Source: Brainwashing – Part 2
I agree with Gardner’s (1987) assessment that most mothers in custody disputes do some form of brainwashing. I have found that mothers’ attempts to turn their children against their fathers in custody disputes are common. I have also found that this is by far the most destructive aspect of divorce on children. I now consider Parental Alienation of children as a form of child abuse, since it leads to enduring psychopathology.
Kelly’s (1993) longitudinal research of child’s post-divorce adjustment found that the majority of children adjust to divorce, and older children express relief. Most symptoms last 6 months to 2 years post separation, and usually only involve adjustment disorders. (I discuss this further in chapter 11 Children of Divorce.)
Only about 10% of divorcing couples with children fight over custody. Of this group, at least one parent often has hostile, egocentric and paranoid features. In a study of MMPIs given to parents in custody evaluations, the MMPI’s of the parents who lost the custody dispute had significantly higher scores in Psychopathic Deviant (hostility), Paranoia, and Mania (narcissistic and impulsive tendencies), than parents who won the custody dispute (Otto and Collins, 1995).
Most children do adjust to divorce, except if a disturbed parent uses them as a pawn to punish the other parent. This traumatizes the child, and its effects may be life long, and is often passed on generation after generation.
Gardner (1987) stated, “Although the mothers in these situations may have a variety of motivations for programming their children against their fathers, the most common one relates to the old saying, ‘Hell hath no fury like a woman scorned.’ … Because these mothers are separated, and cannot retaliate directly at their husbands, they wreak vengeance by attempting to deprive their former spouses of their most treasured possessions, the children.
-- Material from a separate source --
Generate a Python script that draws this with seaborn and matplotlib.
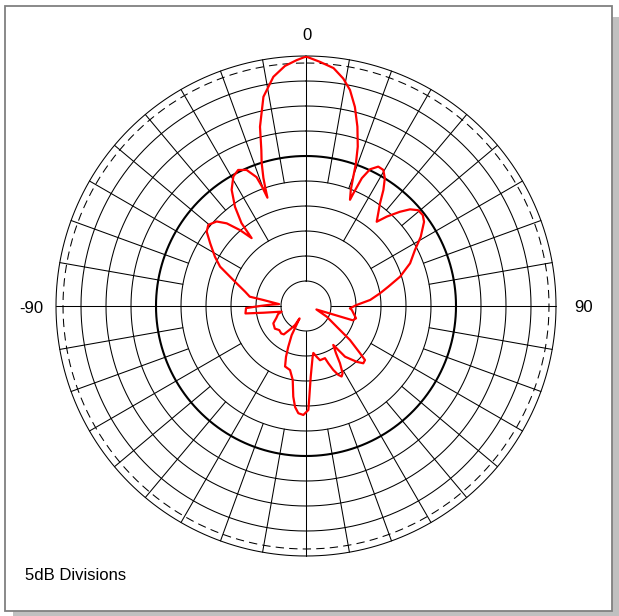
import numpy as np
import pandas as pd
import matplotlib.pyplot as plt
from matplotlib.patches import Rectangle
import seaborn as sns

# Radiation pattern: azimuth in degrees
# (clockwise from the top) and relative gain in dB
angles = [0, 3.3, 6.6, 9.3, 11.5, 13.8, 16.0, 18.0, 19.3, 20.1, 21.1, 22.5, 22.8,
          23.6, 25.1, 27.4, 29.6, 31.7, 33.7, 35.8, 40.0, 42.1, 44.9, 47.1, 49.5,
          52.1, 54.5, 58.9, 62.8, 67.7, 72.7, 76.8, 80.3, 84.6, 88.9, 93, 95,
          103.8, 107, 108.5, 117.3, 124, 127.7, 131.2, 132.5, 135, 137.7, 142.4,
          145, 147.6, 149.3, 151.4, 153.2, 154.9, 156.9, 158.7, 160, 165.5, 168.1,
          171.1, 172.5, 176.2, 177.9, 178.7, 181.4, 184.1, 186.2, 188, 190.2, 194,
          199.1, 201.5, 203.5, 206.2, 207.5, 210, 214, 218, 222, 228, 234, 242,
          248, 254, 257, 261, 263, 268, 270, 272, 274, 278, 279.4, 283.2, 288.1,
          291.1, 294.6, 298.4, 303.2, 306.8, 309.7, 313.4, 316.2, 319, 321.3,
          322.1, 324.4, 327.4, 330.7, 333.5, 336.4, 339.0, 339.8, 340.4, 341.0,
          341.6, 342.8, 344.0, 345.6, 348.5, 351.9, 355, 357.8, 360]
gain_db = [-0.1, -1.1, -2.1, -3.9, -5.9, -9.0, -12.7, -16.5, -19.8, -22.5, -25.1, -27.0, -25.6,
           -22.1, -19.8, -18.6, -18.7, -20.0, -22.1, -24.7, -28.0, -25.9, -23.4, -21.6, -20.5,
           -20.4, -21.0, -23.2, -25.5, -27.5, -30.3, -33.1, -35.0, -37.1, -39.9, -41.2, -40.8,
           -39.7, -40.2, -47.8, -45.3, -42.6, -38.9, -35.6, -34.0, -33.8, -34.9, -37.2,
           -40.5, -38.8, -36.7, -34.7, -34.2, -34.8, -36.1, -37.7, -38.9, -38.8, -39.6,
           -40.5, -39.8, -35.8, -31.8, -29.2, -28.2, -28.5, -29.7, -31.7, -35.0, -36.8,
           -37.2, -39.1, -41.1, -43.5, -47.2, -45.6, -44.4, -42.8, -42.6, -42.8, -42.3, -42.6,
           -43.6, -44.2, -45.0, -41.4, -37.8, -38.0, -40.8, -42.8, -44.6, -41.4, -38.6, -37.5, -35.4,
           -33.7, -31.1, -29.3, -27.1, -25.2, -24.6, -25.4, -27.1, -29.9, -32.6,
           -29.0, -25.6, -22.4, -20.3, -19.6, -20.3, -22.4, -24.6, -27.0, -25.0,
           -23.0, -20.0, -17.6, -13.0, -7.3, -3.7, -1.8, -0.8, -0.1]

angle_labels = ['0', '-90', '90']
scale_note = '5dB Divisions'

db_per_div = 5
n_divs = 10
bold_div = 6          # heavy ring at -20 dB
ref_level_db = -1.4   # dashed ring

W, H = 619, 616
sns.set_theme(style='white')
plt.rcParams['font.family'] = ['Liberation Sans', 'DejaVu Sans']

fig = plt.figure(figsize=(W / 100, H / 100), dpi=100)
fig.patch.set_facecolor('white')

# framed panel with a drop shadow
fig.add_artist(Rectangle((13 / W, 0), 1, (H - 17) / H, transform=fig.transFigure,
                         facecolor='#c0c0c0', edgecolor='none', zorder=-3))
fig.add_artist(Rectangle((5 / W, 5 / H), 607 / W, 605 / H, transform=fig.transFigure,
                         facecolor='white', edgecolor='#808080', lw=1.3, zorder=-2))

cx, cy, R = 306, 306, 250
ax = fig.add_axes([(cx - R) / W, (H - cy - R) / H, 2 * R / W, 2 * R / H], projection='polar')
ax.set_facecolor('none')
ax.set_theta_zero_location('N')
ax.set_theta_direction(-1)

rmax = db_per_div * n_divs
full = np.linspace(0, 2 * np.pi, 721)

# rings
for k in range(1, n_divs + 1):
    lw = 1.5 if k == bold_div else 0.75
    ax.plot(full, np.full_like(full, k * db_per_div), color='black', lw=lw, clip_on=False)
ax.plot(full, np.full_like(full, rmax + ref_level_db), color='black', lw=0.75,
        ls=(0, (8, 5)), clip_on=False)

# spokes: 90 deg from ring 1, 30 deg from ring 3, 10 deg from ring 5
for deg in range(0, 360, 10):
    if deg % 90 == 0:
        r0 = 1
    elif deg % 30 == 0:
        r0 = 3
    else:
        r0 = 5
    ax.plot([np.radians(deg)] * 2, [r0 * db_per_div, rmax], color='black', lw=0.75, clip_on=False)

df = pd.DataFrame({'theta': np.radians(angles), 'r': np.array(gain_db) + rmax})
sns.lineplot(data=df, x='theta', y='r', sort=False, estimator=None, color='red',
             lw=1.6, ax=ax, legend=False)

ax.set_ylim(0, rmax)
ax.grid(False)
ax.set_xticks([])
ax.set_yticks([])
ax.set_xlabel('')
ax.set_ylabel('')
ax.spines['polar'].set_visible(False)

fs = 12
fig.text(307 / W, 1 - 35.5 / H, angle_labels[0], ha='center', va='center', fontsize=fs, color='black')
fig.text(31.7 / W, 1 - 308.5 / H, angle_labels[1], ha='center', va='center', fontsize=fs, color='black')
fig.text(583.3 / W, 1 - 307.5 / H, angle_labels[2], ha='center', va='center', fontsize=fs, color='black')
fig.text(25 / W, 1 - 575 / H, scale_note, ha='left', va='center', fontsize=fs, color='black')

fig.savefig('out.png', dpi=100)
And the brainwashing program is an attempt to achieve this goal” (p.87).
Gardner also feels that these mothers are aggressing against their own children by brainwashing them against their fathers. “These mothers exhibit the mechanism of reaction formation, in that their obsessive love of their children is often a cover-up for their underlying hostility” (p.87)…”And when these mothers “win”, they not only win custody, but they win total alienation of their children from the hated spouse. The victory here results in psychological destruction of the children which, I believe, is what they basically want anyway” (p.88).
Brainwashing is a conscious act of programming the child against the other parent. However, Gardner went on to describe what he refers to as “Parental Alienation Syndrome”. The concept of the Parental Alienation Syndrome includes the brainwashing component, but is more inclusive. It includes not only conscious but also unconscious factors within the programming parent that contribute to the child’s alienation from the other parent.
Furthermore, it includes factors that arise within the child- independent of the parental contributions. The child may justify the alienation with memories of minor altercations experienced in the relationship with the hated parent. These are usually trivial and are experiences that most children quickly forget.
These children may even refuse to accept evidence that is obvious proof of the hated parent’s position. Commonly these children will accept as 100 percent valid the allegations of the loved parent against the hated one. All human relationships are ambivalent… the concept of ‘Mixed feelings’ has no place in these children’s scheme of things. The hated parent is ‘all bad’ and the loved parent is ‘all good’ (Gardner,1987 p.73).
Dunne and Hedrick (1994) in their research found that Parental Alienation Syndrome (PAS) “appeared to be primarily a function of the pathology of the alienating parent and that parent’s relationship with the children. PAS did not signify dysfunction in the alienated parent or in the relationship between that parent and child.” This study supports Gardner’s definition of Parental Alienation Syndrome as a pathological reaction to a parent, and not a conflict arising out the real relationship with real abuse.
Gardner also refers to factors arising within the child who contributes to Parental Alienation Syndrome, such as the fear of losing the love of the alienating mother, since “the loved parent is feared much more than loved.” p.90.
Additionally, Oedipal factors are sometimes operative in the Parental Alienation Syndrome. A daughter may resent the father’s new female partner, and may identify with her mother’s jealousy and rage, and the daughter may revenge by rejecting him.